SF Police To Keep More Detailed Racial Data On Arrests
SAN FRANCISCO (KCBS) - The San Francisco Police Department plans to classify all suspects by both race and ethnicity, Police Chief Greg Suhr said Wednesday, replacing a system which followed state guidelines to classify arrestees according to five racial categories.
Suhr promised the San Francisco Police Commission more detailed arrest data after the department was criticized in August for a longstanding practice of re-classifying some Latinos as white and some Asians as other in its arrest data.
KCBS' Chris Filippi Reports:
"This commission will know the race and ethnicity reporting of all the arrest data," Suhr said, noting that Department of Justice and FBI statistics do not use the 19 additional ethnic categories in the system to be adopted in San Francisco.
"What the FBI or DOJ does with our information, we have no control over," he said.
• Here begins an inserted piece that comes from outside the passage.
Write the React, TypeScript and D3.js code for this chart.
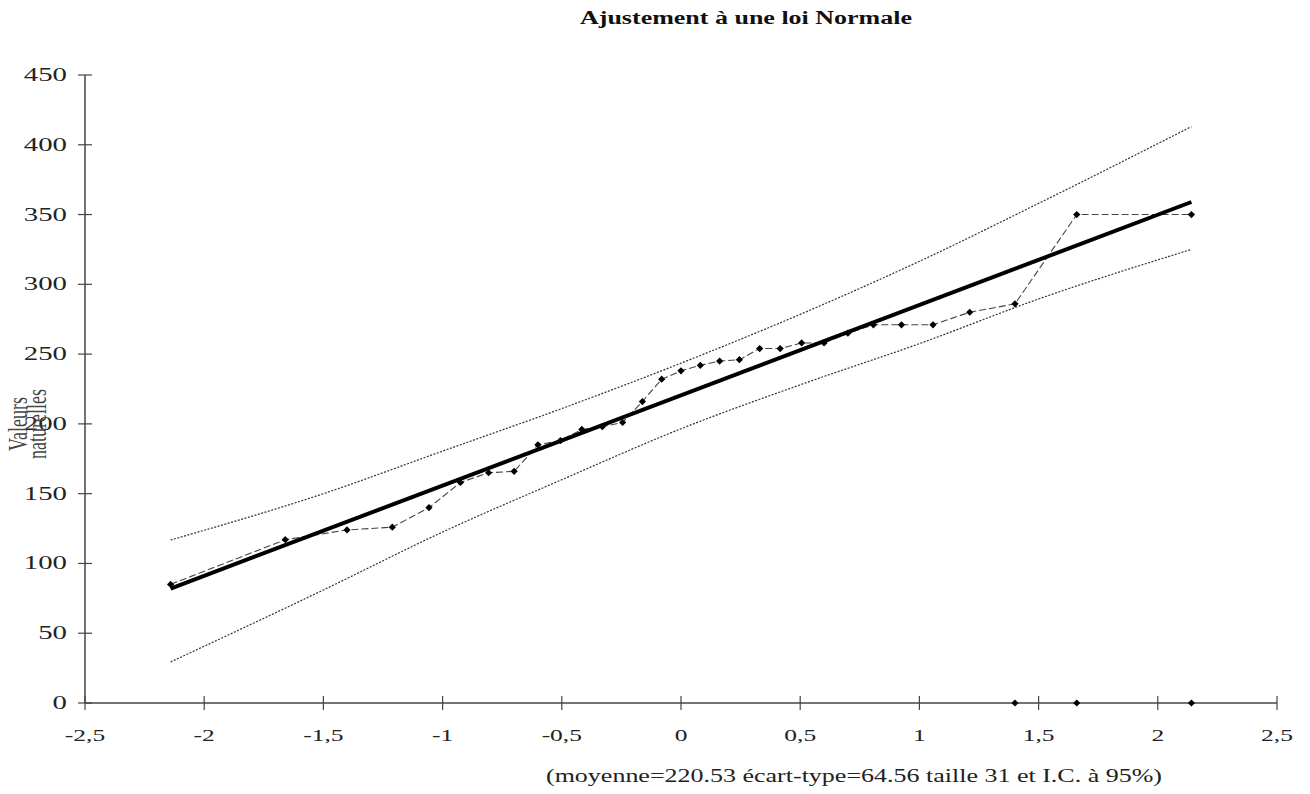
import React, { useEffect, useRef } from 'react'
import * as d3 from 'd3'

// normal scores (i - 0.5) / n for the 31 sorted observations
const quantiles = [
  -2.141, -1.66, -1.401, -1.211, -1.057, -0.925, -0.807, -0.7, -0.6, -0.506, -0.416,
  -0.33, -0.245, -0.162, -0.081, 0, 0.081, 0.162, 0.245, 0.33, 0.416, 0.506, 0.6,
  0.7, 0.807, 0.925, 1.057, 1.211, 1.401, 1.66, 2.141,
]
const values = [
  85, 117, 124, 126, 140, 158, 165, 166, 185, 188, 196, 198, 201, 216, 232, 238,
  242, 245, 246, 254, 254, 258, 258, 265, 271, 271, 271, 280, 286, 350, 350,
]

// fitted normal line
const fitZ = [-2.141, 2.141]
const fitValues = [82, 359]

// 95% confidence band
const bandZ = [-2.141, -1.5, -1, -0.5, 0, 0.5, 1, 1.5, 2.141]
const bandUpper = [116.8, 150, 180.5, 211, 243.5, 278.5, 316.5, 358, 413]
const bandLower = [29.4, 81, 122.5, 160, 196.5, 228, 257.5, 289.5, 325]

// markers lying on the axis
const zeroZ = [1.401, 1.66, 2.141]
const zeroValues = [0, 0, 0]

const xTicks = [-2.5, -2, -1.5, -1, -0.5, 0, 0.5, 1, 1.5, 2, 2.5]
const yTicks = [0, 50, 100, 150, 200, 250, 300, 350, 400, 450]

const title = 'Ajustement à une loi Normale'
const caption = '(moyenne=220.53 écart-type=64.56 taille 31 et I.C. à 95%)'

const W = 1310
const H = 794
const FONT = '"Liberation Serif", "Times New Roman", serif'

export default function App() {
  const ref = useRef<SVGSVGElement>(null)

  useEffect(() => {
    const svg = d3.select(ref.current)
    svg.selectAll('*').remove()

    const x = d3.scaleLinear().domain([-2.5, 2.5]).range([85, 1277])
    const y = d3.scaleLinear().domain([0, 450]).range([703, 75])

    const axisColor = '#444'

    // axes
    svg.append('line')
      .attr('x1', x(-2.5)).attr('x2', x(-2.5))
      .attr('y1', y(450)).attr('y2', y(0))
      .attr('stroke', axisColor).attr('stroke-width', 1.5)
    svg.append('line')
      .attr('x1', x(-2.5)).attr('x2', x(2.5))
      .attr('y1', y(0)).attr('y2', y(0))
      .attr('stroke', axisColor).attr('stroke-width', 1.5)

    svg.append('g').selectAll('line')
      .data(yTicks)
      .enter().append('line')
      .attr('x1', x(-2.5) - 7).attr('x2', x(-2.5) + 7)
      .attr('y1', d => y(d)).attr('y2', d => y(d))
      .attr('stroke', axisColor).attr('stroke-width', 1.2)

    svg.append('g').selectAll('line')
      .data(xTicks)
      .enter().append('line')
      .attr('x1', d => x(d)).attr('x2', d => x(d))
      .attr('y1', y(0) - 7).attr('y2', y(0) + 7)
      .attr('stroke', axisColor).attr('stroke-width', 1.2)

    svg.append('g').selectAll('text')
      .data(yTicks)
      .enter().append('text')
      .attr('transform', d => 'translate(67,' + (y(d) + 6) + ') scale(1.6,1)')
      .attr('text-anchor', 'end')
      .style('font-family', FONT).style('font-size', '18px').style('fill', '#222')
      .text(d => String(d))

    svg.append('g').selectAll('text')
      .data(xTicks)
      .enter().append('text')
      .attr('transform', d => 'translate(' + x(d) + ',741) scale(1.5,1)')
      .attr('text-anchor', 'middle')
      .style('font-family', FONT).style('font-size', '17px').style('fill', '#222')
      .text(d => String(d).replace('.', ','))

    // confidence band
    const band = d3.line<number>()
      .x((_, i) => x(bandZ[i]))
      .y(d => y(d))
      .curve(d3.curveMonotoneX)
    ;[bandUpper, bandLower].forEach(b => {
      svg.append('path')
        .attr('d', band(b))
        .attr('fill', 'none')
        .attr('stroke', '#333').attr('stroke-width', 1.2)
        .attr('stroke-dasharray', '2,1.5')
    })

    // observations
    const obs = d3.line<number>()
      .x((_, i) => x(quantiles[i]))
      .y(d => y(d))
    svg.append('path')
      .attr('d', obs(values))
      .attr('fill', 'none')
      .attr('stroke', '#444').attr('stroke-width', 1.1)
      .attr('stroke-dasharray', '7,3')

    // fitted line
    svg.append('path')
      .attr('d', d3.line<number>().x((_, i) => x(fitZ[i])).y(d => y(d))(fitValues))
      .attr('fill', 'none')
      .attr('stroke', '#000').attr('stroke-width', 4)

    const marker = d3.symbol().type(d3.symbolSquare).size(26)
    svg.append('g').selectAll('path')
      .data(values)
      .enter().append('path')
      .attr('d', marker())
      .attr('transform', (d, i) => 'translate(' + x(quantiles[i]) + ',' + y(d) + ') rotate(45)')
      .attr('fill', '#000')

    svg.append('g').selectAll('path')
      .data(zeroValues)
      .enter().append('path')
      .attr('d', marker())
      .attr('transform', (d, i) => 'translate(' + x(zeroZ[i]) + ',' + y(d) + ') rotate(45)')
      .attr('fill', '#000')

    // texts
    svg.append('text')
      .attr('x', 580).attr('y', 24)
      .attr('textLength', 332).attr('lengthAdjust', 'spacingAndGlyphs')
      .style('font-family', FONT).style('font-size', '18px').style('font-weight', 'bold')
      .style('fill', '#111')
      .text(title)

    svg.append('text')
      .attr('x', 546).attr('y', 782)
      .attr('textLength', 616).attr('lengthAdjust', 'spacingAndGlyphs')
      .style('font-family', FONT).style('font-size', '18px').style('fill', '#222')
      .text(caption)

    ;[['Valeurs', 27], ['naturelles', 46]].forEach(([t, px]) => {
      svg.append('text')
        .attr('transform', 'translate(' + px + ',424) rotate(-90) scale(1,1.5)')
        .attr('text-anchor', 'middle')
        .style('font-family', FONT).style('font-size', '18px').style('fill', '#444')
        .text(t as string)
    })
  }, [])

  return (
    <div>
      <svg ref={ref} width={W} height={H}
        style={{ position: 'absolute', left: 0, top: 0, background: '#fff' }} />
    </div>
  )
}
The Police Department is also working with the San Francisco Sheriff's Department to build a joint booking computer system that would offer comprehensive data on all arrests within the city, said Susan Giffin, chief technology officer for the police.
"We'll all have the same categories," Giffin said.
Critics who spoke before the Police Commission on Wednesday said the new categories for tracking arrests might still not be enough to prevent the type of underreporting that opens the door to racial profiling.
Two members of the Board of Supervisors have called for hearings into the crime reporting issue.